Last year, in June '78. I was the means of introducing your book to a Mrs Alexander, in the North of Ireland. She wrote at that time to you, enclosing a money order for £1-6-0 for one of your books, I think the Two Rivulets. A couple of months afterwards I heard that she had never received any answer, & after some time I wrote to my friend Professor Dowden1 whom I knew to be in correspondence with you, asking him to mention the circumstance to you when he next wrote. I think he must have forgotten to do this, as I have heard again today that Mrs Alexander has not received the book. Therefore I thought better to write to you myself, as having given her your address, &c. I feel myself in a certain degree responsible. I heard that at the time you should have received her letter you were away from home. I concluded that the letter failed somehow to reach you. And it has also occurred to me that perhaps your last edition is out & you have no more copies to send—or that you may have mislaid the letter & address.

So I should be much obliged if you would let me have a line today whether you ever received it, or not, & if your books are obtainable from you still in the usual way.

You have forgotten no doubt a letter I wrote you some years ago while an undergraduate in College, thanking you as deeply as I could find words to do for the spiritual health and thought I had found [or gained?] in the Leaves of Grass. I cannot let this occasion pass without renewing my thanks, sending you again my greeting and love. Your book has travelled with me wherever I have gone.
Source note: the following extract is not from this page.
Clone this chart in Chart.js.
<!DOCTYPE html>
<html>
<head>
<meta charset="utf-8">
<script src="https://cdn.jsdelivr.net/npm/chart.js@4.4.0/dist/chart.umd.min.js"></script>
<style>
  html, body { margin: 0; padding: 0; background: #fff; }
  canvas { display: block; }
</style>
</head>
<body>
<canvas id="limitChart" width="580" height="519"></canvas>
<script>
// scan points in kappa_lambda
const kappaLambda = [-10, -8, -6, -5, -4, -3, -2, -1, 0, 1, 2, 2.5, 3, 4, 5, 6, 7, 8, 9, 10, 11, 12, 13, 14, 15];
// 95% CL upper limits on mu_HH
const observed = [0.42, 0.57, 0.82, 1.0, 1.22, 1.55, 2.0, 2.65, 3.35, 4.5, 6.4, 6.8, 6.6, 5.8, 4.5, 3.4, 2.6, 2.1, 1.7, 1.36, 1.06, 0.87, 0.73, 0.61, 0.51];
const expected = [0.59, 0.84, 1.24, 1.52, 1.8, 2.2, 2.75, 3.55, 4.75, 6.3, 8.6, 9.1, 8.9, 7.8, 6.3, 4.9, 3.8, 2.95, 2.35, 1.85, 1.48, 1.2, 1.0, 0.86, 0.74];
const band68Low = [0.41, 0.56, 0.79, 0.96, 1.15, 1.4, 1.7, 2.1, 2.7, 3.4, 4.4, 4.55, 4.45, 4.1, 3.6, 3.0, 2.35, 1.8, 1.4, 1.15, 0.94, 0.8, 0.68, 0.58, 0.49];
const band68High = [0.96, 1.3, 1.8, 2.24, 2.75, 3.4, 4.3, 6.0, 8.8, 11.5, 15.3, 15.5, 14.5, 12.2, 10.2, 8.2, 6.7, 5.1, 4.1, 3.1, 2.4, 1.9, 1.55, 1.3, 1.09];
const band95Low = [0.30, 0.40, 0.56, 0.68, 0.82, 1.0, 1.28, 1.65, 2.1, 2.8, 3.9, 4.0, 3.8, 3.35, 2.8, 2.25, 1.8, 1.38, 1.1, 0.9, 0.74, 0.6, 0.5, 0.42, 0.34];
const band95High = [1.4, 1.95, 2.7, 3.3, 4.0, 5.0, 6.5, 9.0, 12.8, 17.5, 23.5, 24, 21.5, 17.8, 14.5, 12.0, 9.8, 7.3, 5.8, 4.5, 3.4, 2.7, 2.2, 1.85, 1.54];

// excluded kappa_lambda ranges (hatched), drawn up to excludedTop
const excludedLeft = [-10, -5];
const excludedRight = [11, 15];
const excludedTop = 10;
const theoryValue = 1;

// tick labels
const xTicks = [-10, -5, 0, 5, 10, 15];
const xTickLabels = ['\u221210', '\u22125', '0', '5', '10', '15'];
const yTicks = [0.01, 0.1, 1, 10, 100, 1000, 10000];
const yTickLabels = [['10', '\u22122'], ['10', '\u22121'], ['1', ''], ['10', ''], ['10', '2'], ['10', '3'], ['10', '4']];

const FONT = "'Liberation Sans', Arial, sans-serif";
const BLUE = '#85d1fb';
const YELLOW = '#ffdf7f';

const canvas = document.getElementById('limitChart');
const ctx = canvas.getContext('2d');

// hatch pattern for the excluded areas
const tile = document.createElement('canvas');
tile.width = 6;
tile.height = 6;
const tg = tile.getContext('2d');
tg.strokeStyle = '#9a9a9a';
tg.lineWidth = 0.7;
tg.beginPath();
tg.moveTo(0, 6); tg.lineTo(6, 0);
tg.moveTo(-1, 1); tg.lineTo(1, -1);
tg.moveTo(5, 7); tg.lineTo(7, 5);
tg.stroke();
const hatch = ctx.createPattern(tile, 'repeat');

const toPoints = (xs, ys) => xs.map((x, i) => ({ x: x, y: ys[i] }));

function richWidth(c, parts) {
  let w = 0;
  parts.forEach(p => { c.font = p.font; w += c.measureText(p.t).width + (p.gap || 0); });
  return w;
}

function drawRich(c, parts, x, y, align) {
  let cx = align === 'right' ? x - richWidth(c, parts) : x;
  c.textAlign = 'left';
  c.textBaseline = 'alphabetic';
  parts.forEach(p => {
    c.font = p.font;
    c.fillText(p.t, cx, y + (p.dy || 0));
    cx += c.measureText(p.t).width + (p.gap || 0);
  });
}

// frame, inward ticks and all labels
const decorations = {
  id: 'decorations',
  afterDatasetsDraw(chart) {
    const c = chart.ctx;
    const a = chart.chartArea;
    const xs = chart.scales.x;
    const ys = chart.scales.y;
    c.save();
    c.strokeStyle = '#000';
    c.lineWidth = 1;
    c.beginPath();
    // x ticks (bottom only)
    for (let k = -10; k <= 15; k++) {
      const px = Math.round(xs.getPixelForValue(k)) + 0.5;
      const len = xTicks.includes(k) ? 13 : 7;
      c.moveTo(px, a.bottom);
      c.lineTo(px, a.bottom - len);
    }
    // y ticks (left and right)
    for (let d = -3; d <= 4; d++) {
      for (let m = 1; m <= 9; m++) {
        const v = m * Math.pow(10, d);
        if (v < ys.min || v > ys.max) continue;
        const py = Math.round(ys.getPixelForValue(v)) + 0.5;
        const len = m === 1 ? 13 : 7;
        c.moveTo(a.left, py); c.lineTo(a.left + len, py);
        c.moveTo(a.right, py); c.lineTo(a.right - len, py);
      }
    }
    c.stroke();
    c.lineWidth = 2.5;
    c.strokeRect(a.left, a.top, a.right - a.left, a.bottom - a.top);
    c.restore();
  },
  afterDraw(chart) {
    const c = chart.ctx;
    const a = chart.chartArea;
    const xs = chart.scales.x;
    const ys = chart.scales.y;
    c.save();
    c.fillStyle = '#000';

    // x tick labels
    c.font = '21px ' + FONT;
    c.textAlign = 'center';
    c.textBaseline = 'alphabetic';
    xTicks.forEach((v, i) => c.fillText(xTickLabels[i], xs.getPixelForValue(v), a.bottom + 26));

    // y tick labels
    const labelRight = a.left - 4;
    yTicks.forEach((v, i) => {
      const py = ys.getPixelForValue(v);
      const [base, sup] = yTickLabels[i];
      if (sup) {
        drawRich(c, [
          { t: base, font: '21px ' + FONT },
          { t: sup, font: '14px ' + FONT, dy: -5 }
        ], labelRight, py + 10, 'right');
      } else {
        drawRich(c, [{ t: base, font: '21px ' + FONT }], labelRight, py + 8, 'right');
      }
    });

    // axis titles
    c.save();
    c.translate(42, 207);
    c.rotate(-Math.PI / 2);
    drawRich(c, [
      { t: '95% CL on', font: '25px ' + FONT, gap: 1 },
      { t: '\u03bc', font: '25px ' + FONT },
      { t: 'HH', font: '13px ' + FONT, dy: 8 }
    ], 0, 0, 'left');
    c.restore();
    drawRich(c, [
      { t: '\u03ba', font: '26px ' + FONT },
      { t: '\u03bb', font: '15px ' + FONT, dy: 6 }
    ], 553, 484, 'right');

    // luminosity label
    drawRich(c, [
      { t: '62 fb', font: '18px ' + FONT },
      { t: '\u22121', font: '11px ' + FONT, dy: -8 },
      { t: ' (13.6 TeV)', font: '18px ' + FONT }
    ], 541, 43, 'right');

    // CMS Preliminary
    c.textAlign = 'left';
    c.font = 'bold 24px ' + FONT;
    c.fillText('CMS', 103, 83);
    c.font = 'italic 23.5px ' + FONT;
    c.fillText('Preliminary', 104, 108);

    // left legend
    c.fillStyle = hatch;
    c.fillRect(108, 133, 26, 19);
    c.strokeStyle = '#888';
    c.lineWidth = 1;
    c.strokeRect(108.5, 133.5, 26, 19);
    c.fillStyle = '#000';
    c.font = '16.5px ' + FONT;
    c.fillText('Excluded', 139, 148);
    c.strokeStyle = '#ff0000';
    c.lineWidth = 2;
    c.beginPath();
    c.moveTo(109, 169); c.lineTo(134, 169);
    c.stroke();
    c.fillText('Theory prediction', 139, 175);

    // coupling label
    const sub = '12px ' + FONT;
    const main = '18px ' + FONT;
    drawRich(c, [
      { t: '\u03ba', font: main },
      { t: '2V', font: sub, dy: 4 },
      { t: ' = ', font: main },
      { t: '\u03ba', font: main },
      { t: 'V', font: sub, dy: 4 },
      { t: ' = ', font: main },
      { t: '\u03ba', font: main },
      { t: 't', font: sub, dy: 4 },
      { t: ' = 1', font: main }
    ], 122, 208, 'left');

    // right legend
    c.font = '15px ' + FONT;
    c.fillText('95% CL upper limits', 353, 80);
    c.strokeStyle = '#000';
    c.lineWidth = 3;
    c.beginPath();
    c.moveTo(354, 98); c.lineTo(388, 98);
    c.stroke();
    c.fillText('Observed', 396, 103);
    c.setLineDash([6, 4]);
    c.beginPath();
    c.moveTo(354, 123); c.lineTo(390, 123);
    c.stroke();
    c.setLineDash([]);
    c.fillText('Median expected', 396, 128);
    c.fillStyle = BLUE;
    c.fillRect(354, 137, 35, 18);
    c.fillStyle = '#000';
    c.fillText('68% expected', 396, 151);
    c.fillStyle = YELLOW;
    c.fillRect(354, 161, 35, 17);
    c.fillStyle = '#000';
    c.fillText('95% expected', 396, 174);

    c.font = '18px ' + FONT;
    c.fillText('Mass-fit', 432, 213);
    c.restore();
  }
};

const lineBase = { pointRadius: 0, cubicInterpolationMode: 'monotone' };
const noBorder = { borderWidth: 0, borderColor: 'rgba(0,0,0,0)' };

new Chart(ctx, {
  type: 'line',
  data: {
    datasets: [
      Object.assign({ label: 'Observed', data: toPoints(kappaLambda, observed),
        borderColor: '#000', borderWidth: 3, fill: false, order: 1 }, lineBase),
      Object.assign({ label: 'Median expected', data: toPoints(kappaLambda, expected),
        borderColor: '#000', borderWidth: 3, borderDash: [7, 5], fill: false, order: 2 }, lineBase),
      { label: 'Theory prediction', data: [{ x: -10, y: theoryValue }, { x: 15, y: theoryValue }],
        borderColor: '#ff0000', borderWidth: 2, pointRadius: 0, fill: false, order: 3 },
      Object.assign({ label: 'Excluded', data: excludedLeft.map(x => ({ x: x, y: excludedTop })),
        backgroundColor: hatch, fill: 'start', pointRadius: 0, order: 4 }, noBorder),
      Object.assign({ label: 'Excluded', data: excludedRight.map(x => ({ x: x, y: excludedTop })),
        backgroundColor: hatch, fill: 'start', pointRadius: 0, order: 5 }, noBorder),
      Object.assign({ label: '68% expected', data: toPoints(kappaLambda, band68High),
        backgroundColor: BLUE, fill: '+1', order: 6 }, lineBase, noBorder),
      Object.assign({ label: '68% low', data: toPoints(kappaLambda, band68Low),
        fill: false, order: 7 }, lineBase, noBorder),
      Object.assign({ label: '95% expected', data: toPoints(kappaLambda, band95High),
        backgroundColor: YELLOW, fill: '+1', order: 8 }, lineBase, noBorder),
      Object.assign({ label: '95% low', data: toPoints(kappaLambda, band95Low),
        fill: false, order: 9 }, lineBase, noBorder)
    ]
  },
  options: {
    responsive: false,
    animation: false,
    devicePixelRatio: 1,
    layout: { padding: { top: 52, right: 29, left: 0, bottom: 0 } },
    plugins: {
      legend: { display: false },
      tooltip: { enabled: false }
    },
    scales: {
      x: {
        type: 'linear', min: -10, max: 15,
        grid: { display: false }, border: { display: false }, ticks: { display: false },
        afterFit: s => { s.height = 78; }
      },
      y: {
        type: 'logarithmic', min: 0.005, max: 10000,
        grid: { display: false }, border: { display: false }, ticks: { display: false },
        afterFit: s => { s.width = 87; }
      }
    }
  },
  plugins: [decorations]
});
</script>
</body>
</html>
I have joined hands with you in it, tried to realize its ideals in my life; and to [lead?] others to do so, often I am glad to say with success. homage like this you must have often received, nevertheless I think you will hardly think very lightly of any one—and this makes me feel encouraged to tell you freely what you have done for me.

Yours affty.
T. W. H. Rolleston.

P.S. If you will kindly send Mrs Alexander the Two Rivulets, & let me know, I will enclose you the money if not received. Her address is

Mrs J. Alexander
The Palace
Derry
Ireland.


TWHR.


Correspondent:
Thomas William Hazen Rolleston (1857–1920) was an Irish poet and journalist. After attending college in Dublin, he moved to Germany for a period of time. He wrote to Whitman frequently, beginning in 1880, and later produced with Karl Knortz the first book-length translation of Whitman's poetry into German. In 1889, the collection Grashalme: Gedichte [Leaves of Grass: Poems] was published by Verlags-Magazin in Zurich, Switzerland. See Walter Grünzweig, Constructing the German Walt Whitman (Iowa City: University of Iowa Press, 1995). For more information on Rolleston, see Walter Grünzweig, "Rolleston, Thomas William Hazen (1857–1920)," Walt Whitman: An Encyclopedia, ed. J.R. LeMaster and Donald D. Kummings (New York: Garland Publishing, 1998).

Notes:

1. Edward Dowden (1843–1913), professor of English literature at the University of Dublin, was one of the first to critically appreciate Whitman's poetry, particularly abroad, and was primarily responsible for Whitman's popularity among students in Dublin. In July 1871, Dowden penned a glowing review of Whitman's work in the Westminster Review entitled "The Poetry of Democracy: Walt Whitman," in which Dowden described Whitman as "a man unlike any of his predecessors. . . . Bard of America, and Bard of democracy." In 1888, Whitman observed to Traubel: "Dowden is a book-man: but he is also and more particularly a man-man: I guess that is where we connect" (Horace Traubel, With Walt Whitman in Camden, Sunday, June 10, 1888, 299). For more, see Philip W. Leon, "Dowden, Edward (1843–1913)," Walt Whitman: An Encyclopedia, ed. J.R. LeMaster and Donald D. Kummings (New York: Garland Publishing, 1998). [back]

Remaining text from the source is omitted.